When I was recently in the US, I had the opportunity to drive a Toyota RAV4 that came equipped with semi-autonomous driving features. A welcome opportunity to experience first hand over a few hours in dense metropolitan areas and overland routes the current state of driver assistance technology.
In addition to the standard cruise control feature, the car came equipped with a distance control feature to vehicles in front. In other words, on can set the cruise control to a certain speed and the distance control feature automatically accelerates, slows down and breaks to keep a safe distance. In addition, the car was equipped with a lane centering feature, i.e. it automatically steers to keep in the chosen lane.
At first it was a strange to feel the car not only accelerating and decelerating but actively breaking on its own, even to a complete standstill when approaching traffic jams. Even stranger was the feeling that the steering wheel turned on its own. Nevertheless, one gets used to it pretty quickly.
Driving becomes a lot more relaxed this way. One can take one’s hands of the steering wheel but not for more than 10 seconds. Any longer and a warning sound goes off, which, if ignored, triggers the termination of all automatic driving features and and an even stronger warning tone. However, what is possible, is to take a step back mentally from what I would call the ‘closed-loop control’ of the car, i.e actively monitoring the road and constantly making small corrections to stay in a lane. One still observes the road to be able to react quickly in case control has to be taken back, but in a somewhat more detached way.

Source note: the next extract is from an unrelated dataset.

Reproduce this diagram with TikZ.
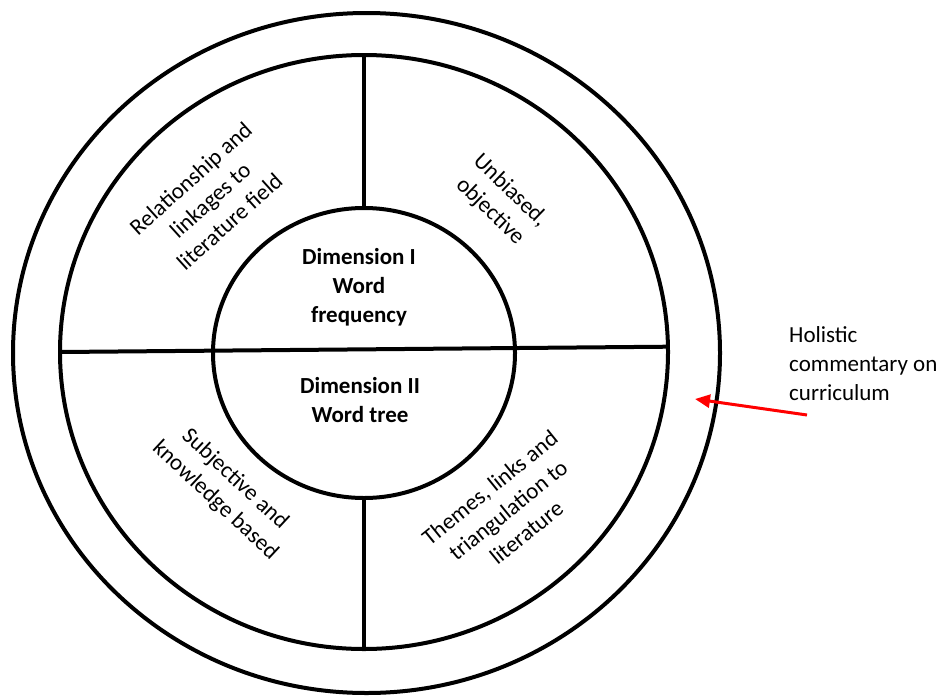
\documentclass[tikz,border=0pt]{standalone}
\usepackage{fontspec}
\setmainfont{Carlito}
\usetikzlibrary{shapes.geometric,arrows.meta}
\begin{document}
\begin{tikzpicture}[x=1pt, y=-1pt,
        ring/.style={draw, ellipse, line width=4pt, inner sep=0pt, outer sep=0pt},
        divider/.style={line width=4pt},
        pointer/.style={draw=red, line width=3pt, -{Triangle[length=15pt,width=13pt]}},
        dim/.style={font=\fontsize{23}{29}\selectfont\bfseries},
        every node/.style={align=center, font=\fontsize{23}{29}\selectfont}]
    \useasboundingbox (0,0) rectangle (941,696);

    % rings
    \node[ring, minimum width=707pt, minimum height=680pt] (outer) at (366.5,353) {};
    \node[ring, minimum width=608pt, minimum height=594pt] (middle) at (364,352) {};
    \node[ring, minimum width=302pt, minimum height=290pt] (inner) at (364,353) {};

    % quadrant dividers
    \draw[divider] (middle.north) -- (inner.north);
    \draw[divider] (inner.south) -- (middle.south);
    \draw[divider] (middle.west) -- (middle.1.5);

    % centre
    \node[dim] (dimone) at (359,287) {Dimension I\\Word\\frequency};
    \node[dim] (dimtwo) at (360,400) {Dimension II\\Word tree};

    % quadrants
    \node[rotate=42] (relation) at (210,200) {Relationship and\\linkages to\\literature field};
    \node[rotate=-44] (unbiased) at (500,201) {Unbiased,\\objective};
    \node[rotate=-43] (subjective) at (225,490) {Subjective and\\knowledge based};
    \node[rotate=39] (themes) at (508,510) {Themes, links and\\triangulation to\\literature};

    % outer ring comment
    \node[anchor=west, align=left, inner sep=0pt] (holistic) at (789,364) {Holistic\\commentary on\\curriculum};
    \coordinate (tail) at (807,415);
    \coordinate (tip) at (695,399);
    \draw[pointer] (tail) -- (tip);
\end{tikzpicture}
\end{document}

In an overland cruise I didn’t have to make any corrections or even touch the gas pedal or the break for over an hour at a time. Quite amazing! In metro areas, however, the lane assist and distance control features needed constant overrides, especially when the lane assistance software became confused by exits and to prevent the distance control feature from breaking late and too hard when approaching a traffic jam ahead. But even in such challenging environments with occasional overrides, it is a lot less stressful to drive than in fully manual mode.
All of this works great in countries with a speed limit and enough lanes so slow trucks don’t get in the way and no cars approaching from behind at much higher speeds that want to pass. So for German ‘Autobahns’, I have my doubt things would work that well.
So yes, I am very positively surprised and can see where this is going. But make no mistake this is a long way from fully autonomous vehicles that can navigate cities on their own.
My suspicion is that we will see more fatalities per mile driven for Level 2/3 semi-autonomous cars. It is likely that number of total crashes will go down (as the safety features you listed can address most common crash root causes), but the fact that Level 2/3 cars expect a human to take over at a moment notice after you have been disengaged for hours is not realistic, and probably very dangerous. So far the data is statistically not significant for any meaningful comparison, so only time will tell.